Cette situation n’est pas sans conséquence pour l’économie d’une façon
générale et l’entreprise en particulier, car la «non-transparence a un coût
». L’ absence de transparence est source de risques pour les prêteurs et
les investisseurs, estime le ministre de l’Industrie, de l’Energie et des
PME. C’est pour cette raison, explique M.Chelbi, que le système financier se
trouve contraint à limiter son concours.
Mais les investisseurs, notamment étrangers, sont également loin d’être
insensibles à l’absence ou au manque de transparence. Et leur sanction est
très simple et claire : ils vont voir ailleurs.

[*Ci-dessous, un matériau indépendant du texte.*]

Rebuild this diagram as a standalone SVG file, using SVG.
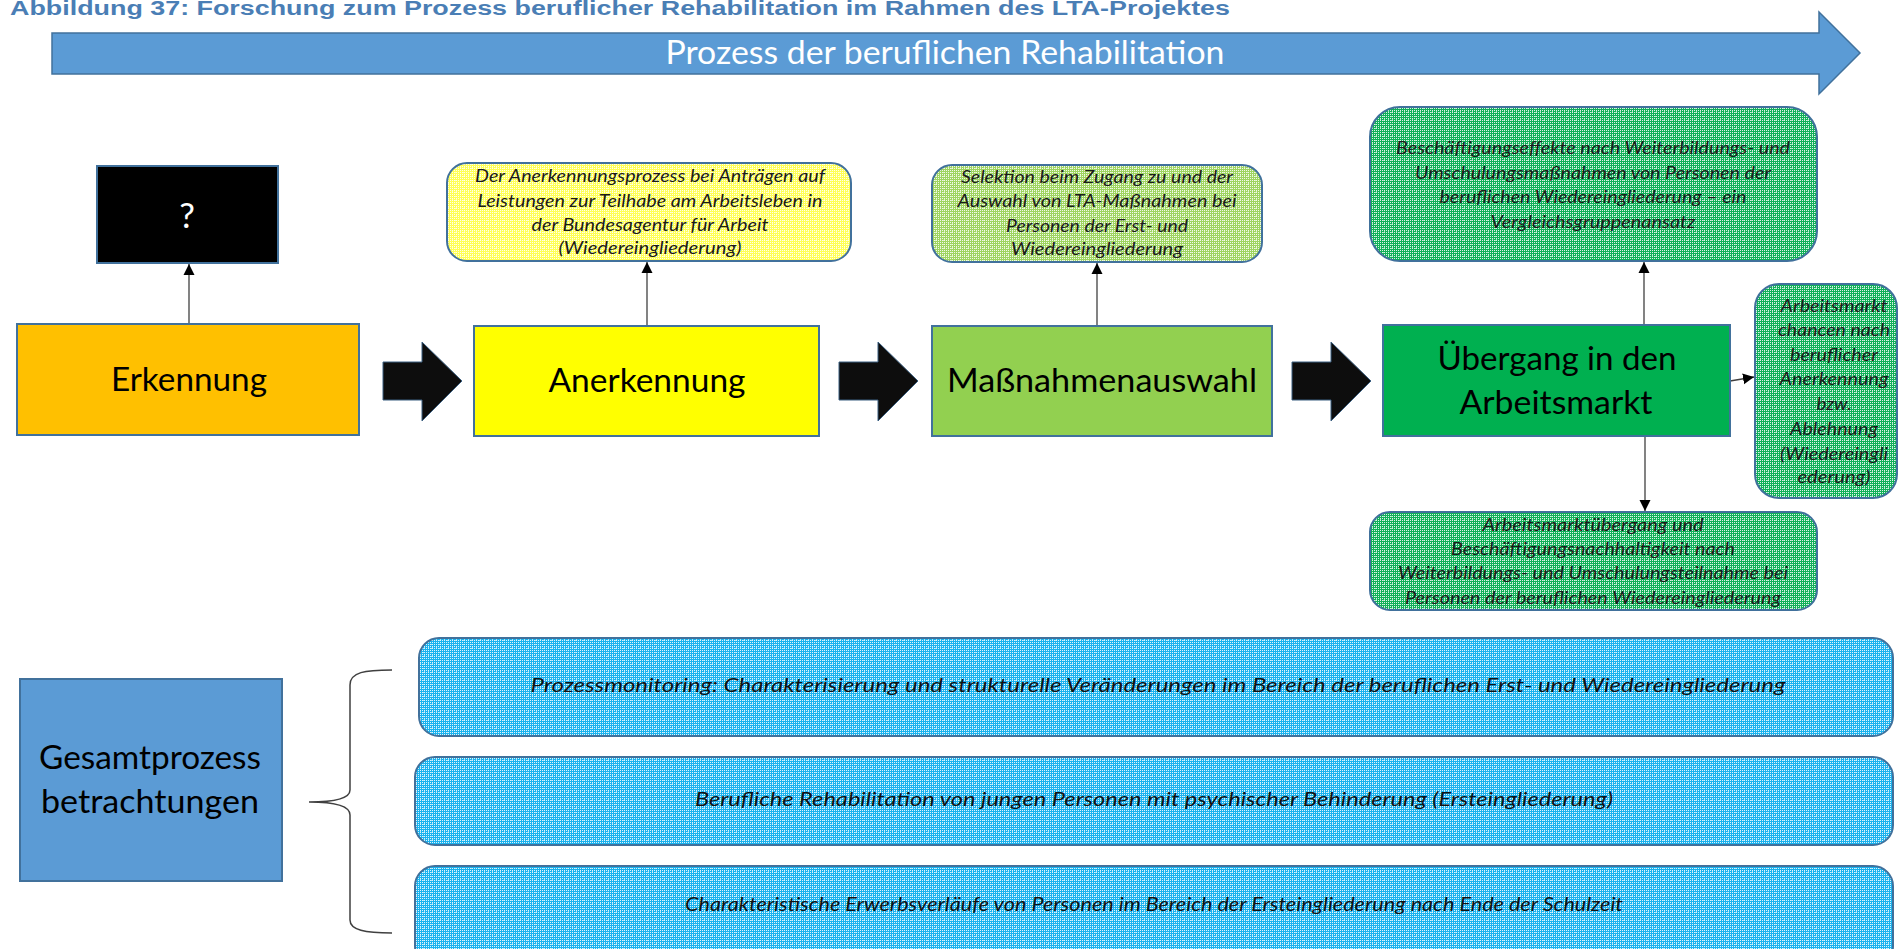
<svg xmlns="http://www.w3.org/2000/svg" width="1899" height="949" viewBox="0 0 1899 949">
<style>
.box{stroke:#41719c;stroke-width:2}
.lbl{font-family:Lato,"Open Sans",sans-serif;font-size:32px;text-anchor:middle;fill:#000}
.note{font-family:Lato,"Open Sans",sans-serif;font-style:italic;font-size:18px;text-anchor:middle;fill:#1a1a1a}
.big{font-family:Lato,"Open Sans",sans-serif;font-style:italic;font-size:20px;text-anchor:middle;fill:#111}
.conn{stroke:#404040;stroke-width:1.3;fill:none;marker-end:url(#ah)}
.blk{fill:#0d0d0d;stroke:#3b5f80;stroke-width:1}
</style>
<defs>
<marker id="ah" viewBox="0 0 10 10" refX="10" refY="5" markerWidth="11" markerHeight="12" markerUnits="userSpaceOnUse" orient="auto">
<path d="M0,0 L10,5 L0,10 z" fill="#000"/>
</marker>
<pattern id="dots" width="2" height="2" patternUnits="userSpaceOnUse"><rect width="1" height="1" fill="#fff" fill-opacity="0.85"/></pattern>
<pattern id="pYellow" width="8" height="8" patternUnits="userSpaceOnUse"><rect width="8" height="8" fill="#ffff55"/><rect width="8" height="8" fill="url(#dots)"/><path d="M0 7.5h8M7.5 0v8" stroke="#fff" stroke-dasharray="1 3" opacity=".6"/></pattern>
<pattern id="pLGreen" width="8" height="8" patternUnits="userSpaceOnUse"><rect width="8" height="8" fill="#9ed460"/><rect width="8" height="8" fill="url(#dots)"/><path d="M0 7.5h8M7.5 0v8" stroke="#fff" stroke-dasharray="1 3" opacity=".6"/></pattern>
<pattern id="pGreen" width="8" height="8" patternUnits="userSpaceOnUse"><rect width="8" height="8" fill="#10b058"/><rect width="8" height="8" fill="url(#dots)"/><path d="M0 7.5h8M7.5 0v8" stroke="#fff" stroke-dasharray="1 3" opacity=".6"/></pattern>
<pattern id="pBlue" width="8" height="8" patternUnits="userSpaceOnUse"><rect width="8" height="8" fill="#1ab2ee"/><rect width="8" height="8" fill="url(#dots)"/><path d="M0 7.5h8M7.5 0v8" stroke="#fff" stroke-dasharray="1 3" opacity=".6"/></pattern>
</defs>
<rect width="1899" height="949" fill="#fff"/>

<g id="title">
<text x="10" y="15" font-family="'Liberation Sans',Arial,sans-serif" font-weight="bold" font-size="20" fill="#4a7eb5" textLength="1220" lengthAdjust="spacingAndGlyphs">Abbildung 37: Forschung zum Prozess beruflicher Rehabilitation im Rahmen des LTA-Projektes</text>
</g>

<g id="process-arrow">
<polygon points="52,33 1819,33 1819,12 1860,53 1819,94 1819,74 52,74" fill="#5b9bd5" stroke="#41719c" stroke-width="1.5"/>
<text x="945" y="64" font-family="Lato,'Open Sans',sans-serif" font-size="33" fill="#fff" text-anchor="middle" textLength="559" lengthAdjust="spacingAndGlyphs">Prozess der beruflichen Rehabilitation</text>
</g>

<g id="connectors">
<polygon class="blk" points="383,362 422,362 422,342 462,381 422,421 422,400 383,400"/>
<polygon class="blk" points="839,362 878,362 878,342 918,381 878,421 878,400 839,400"/>
<polygon class="blk" points="1292,362 1331,362 1331,342 1371,381 1331,421 1331,400 1292,400"/>
<path class="conn" d="M189,324 L189,264"/>
<path class="conn" d="M647,326 L647,262"/>
<path class="conn" d="M1097,326 L1097,263"/>
<path class="conn" d="M1644,325 L1644,262"/>
<path class="conn" d="M1645,436 L1645,511"/>
<path class="conn" d="M1730,381 L1754,377"/>
<path d="M392,670 C365,670 350,672 350,685 L350,790 C350,798 335,802 309,802 C335,802 350,806 350,815 L350,920 C350,930 365,933 392,933" fill="none" stroke="#404040" stroke-width="1.5"/>
</g>

<g id="node-question">
<rect class="box" x="97" y="166" width="181" height="97" fill="#000"/>
<text x="187" y="228" font-family="Lato,'Open Sans',sans-serif" font-size="35" fill="#fff" text-anchor="middle">?</text>
</g>

<g id="node-erkennung">
<rect class="box" x="17" y="324" width="342" height="111" fill="#ffc000"/>
<text class="lbl" x="189" y="391" textLength="156" lengthAdjust="spacingAndGlyphs">Erkennung</text>
</g>

<g id="node-anerkennung">
<rect class="box" x="474" y="326" width="345" height="110" fill="#ffff00"/>
<text class="lbl" x="647" y="392" textLength="197" lengthAdjust="spacingAndGlyphs">Anerkennung</text>
</g>

<g id="node-anerkennung-note">
<rect class="box" x="447" y="163" width="404" height="98" rx="20" fill="url(#pYellow)"/>
<text class="note" x="650" y="182" textLength="350" lengthAdjust="spacingAndGlyphs">Der Anerkennungsprozess bei Anträgen auf</text>
<text class="note" x="650" y="207" textLength="345" lengthAdjust="spacingAndGlyphs">Leistungen zur Teilhabe am Arbeitsleben in</text>
<text class="note" x="650" y="231" textLength="237" lengthAdjust="spacingAndGlyphs">der Bundesagentur für Arbeit</text>
<text class="note" x="650" y="254" textLength="183" lengthAdjust="spacingAndGlyphs">(Wiedereingliederung)</text>
</g>

<g id="node-massnahmen">
<rect class="box" x="932" y="326" width="340" height="110" fill="#92d050"/>
<text class="lbl" x="1102" y="392" textLength="310" lengthAdjust="spacingAndGlyphs">Maßnahmenauswahl</text>
</g>

<g id="node-massnahmen-note">
<rect class="box" x="932" y="165" width="330" height="97" rx="20" fill="url(#pLGreen)"/>
<text class="note" x="1097" y="183" textLength="272" lengthAdjust="spacingAndGlyphs">Selektion beim Zugang zu und der</text>
<text class="note" x="1097" y="207" textLength="279" lengthAdjust="spacingAndGlyphs">Auswahl von LTA-Maßnahmen bei</text>
<text class="note" x="1097" y="232" textLength="182" lengthAdjust="spacingAndGlyphs">Personen der Erst- und</text>
<text class="note" x="1097" y="255" textLength="172" lengthAdjust="spacingAndGlyphs">Wiedereingliederung</text>
</g>

<g id="node-uebergang">
<rect class="box" x="1383" y="325" width="347" height="111" fill="#00b050"/>
<text class="lbl" x="1557" y="370" textLength="239" lengthAdjust="spacingAndGlyphs">Übergang in den</text>
<text class="lbl" x="1556" y="414" textLength="193" lengthAdjust="spacingAndGlyphs">Arbeitsmarkt</text>
</g>

<g id="node-uebergang-top">
<rect class="box" x="1370" y="107" width="447" height="154" rx="30" fill="url(#pGreen)"/>
<text class="note" x="1593" y="154" textLength="394" lengthAdjust="spacingAndGlyphs">Beschäftigungseffekte nach Weiterbildungs- und</text>
<text class="note" x="1593" y="179" textLength="356" lengthAdjust="spacingAndGlyphs">Umschulungsmaßnahmen von Personen der</text>
<text class="note" x="1593" y="203" textLength="307" lengthAdjust="spacingAndGlyphs">beruflichen Wiedereingliederung – ein</text>
<text class="note" x="1593" y="228" textLength="205" lengthAdjust="spacingAndGlyphs">Vergleichsgruppenansatz</text>
</g>

<g id="node-uebergang-right">
<rect class="box" x="1755" y="284" width="142" height="214" rx="24" fill="url(#pGreen)"/>
<text class="note" x="1834" y="312" textLength="107" lengthAdjust="spacingAndGlyphs">Arbeitsmarkt</text>
<text class="note" x="1834" y="336" textLength="112" lengthAdjust="spacingAndGlyphs">chancen nach</text>
<text class="note" x="1834" y="361" textLength="88" lengthAdjust="spacingAndGlyphs">beruflicher</text>
<text class="note" x="1834" y="385" textLength="109" lengthAdjust="spacingAndGlyphs">Anerkennung</text>
<text class="note" x="1834" y="410" textLength="35" lengthAdjust="spacingAndGlyphs">bzw.</text>
<text class="note" x="1834" y="435" textLength="88" lengthAdjust="spacingAndGlyphs">Ablehnung</text>
<text class="note" x="1834" y="460" textLength="108" lengthAdjust="spacingAndGlyphs">(Wiedereingli</text>
<text class="note" x="1834" y="483" textLength="73" lengthAdjust="spacingAndGlyphs">ederung)</text>
</g>

<g id="node-uebergang-bottom">
<rect class="box" x="1370" y="512" width="447" height="98" rx="20" fill="url(#pGreen)"/>
<text class="note" x="1593" y="531" textLength="221" lengthAdjust="spacingAndGlyphs">Arbeitsmarktübergang und</text>
<text class="note" x="1593" y="555" textLength="284" lengthAdjust="spacingAndGlyphs">Beschäftigungsnachhaltigkeit nach</text>
<text class="note" x="1593" y="579" textLength="390" lengthAdjust="spacingAndGlyphs">Weiterbildungs- und Umschulungsteilnahme bei</text>
<text class="note" x="1593" y="604" textLength="376" lengthAdjust="spacingAndGlyphs">Personen der beruflichen Wiedereingliederung</text>
</g>

<g id="node-gesamt">
<rect class="box" x="20" y="679" width="262" height="202" fill="#5b9bd5"/>
<text class="lbl" x="150" y="769" font-size="32" textLength="222" lengthAdjust="spacingAndGlyphs">Gesamtprozess</text>
<text class="lbl" x="150" y="813" font-size="32" textLength="218" lengthAdjust="spacingAndGlyphs">betrachtungen</text>
</g>

<g id="node-monitoring">
<rect class="box" x="419" y="638" width="1474" height="98" rx="20" fill="url(#pBlue)"/>
<text class="big" x="1158" y="692" textLength="1255" lengthAdjust="spacingAndGlyphs">Prozessmonitoring: Charakterisierung und strukturelle Veränderungen im Bereich der beruflichen Erst- und Wiedereingliederung</text>
</g>

<g id="node-junge">
<rect class="box" x="415" y="757" width="1478" height="88" rx="20" fill="url(#pBlue)"/>
<text class="big" x="1154" y="806" textLength="918" lengthAdjust="spacingAndGlyphs">Berufliche Rehabilitation von jungen Personen mit psychischer Behinderung (Ersteingliederung)</text>
</g>

<g id="node-erwerb">
<rect class="box" x="415" y="866" width="1478" height="100" rx="20" fill="url(#pBlue)"/>
<text class="big" x="1154" y="911" textLength="938" lengthAdjust="spacingAndGlyphs">Charakteristische Erwerbsverläufe von Personen im Bereich der Ersteingliederung nach Ende der Schulzeit</text>
</g>
</svg>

De fait, «la part des pays maghrébins dans les IDE est encore faible » et
«plafonnent à partir des années 90 à environ 10% de la formation en capital
fixe (FBCF) et ce malgré les nombreux efforts engagés en vue d’ancrer nos
économies à l’économie européenne », se désole le ministre de l’Industrie,
de l’Energie et des PME.
Pourtant, la transparence constitue aujourd’hui «un préalable pour
l’amélioration de la compétitivité de l’entreprise maghrébine » puisque
celle-ci «sont appelées de façon inéluctable à ouvrir leurs capitaux à de
nouveaux actionnaires locaux comme étrangers ». Elle est également «un moyen
de donner de la croissance aux marchés et économies maghrébins » et une
garantie contre «une utilisation non-efficace des ressources de l’entreprise
», plaide M.Yazid Skandrani.
Mais comment faire pour devenir transparent ? Une seule certitude, à ce
sujet : « la transparence ne se décrète pas ; c’est une culture», clame le
dga de GAT. Une culture dont on peut favoriser la diffusion notamment en
mettant en place des «sanctions à la non-transparence» et un cadre
réglementaire en vue de favoriser la mise en place d’«une discipline de
marché ».
Transparence, oui, mais jusqu’à quel point ? La question se pose d’autant
plus que, averti Karim Belkahla, enseignant à la Faculté des Sciences
Economiques et de Gestion de Tunis qu’il y a «des risques de dérives de la
transparence ». Dérive en particulier économique où la transparence peut
représenter «un danger pour l’entreprise » qui peut se trouver exposée
«au fisc et à ses concurrents qui peuvent en profiter ». Mais «la
transparence n’est pas incompatible avec la confidentialité », rassure Chokri Mamoghli, universitaire. A condition de savoir tracer clairement «la
frontière entre ce qui est confidentiel et ce qui ne l’est pas ».
D’ailleurs, les choses commencent à bouger dans ce domaine à l’échelle du
Maghreb. «La qualité de l’information s’est nettement améliorée, au Maroc et
–un peu moins- en Tunisie et en Algérie ».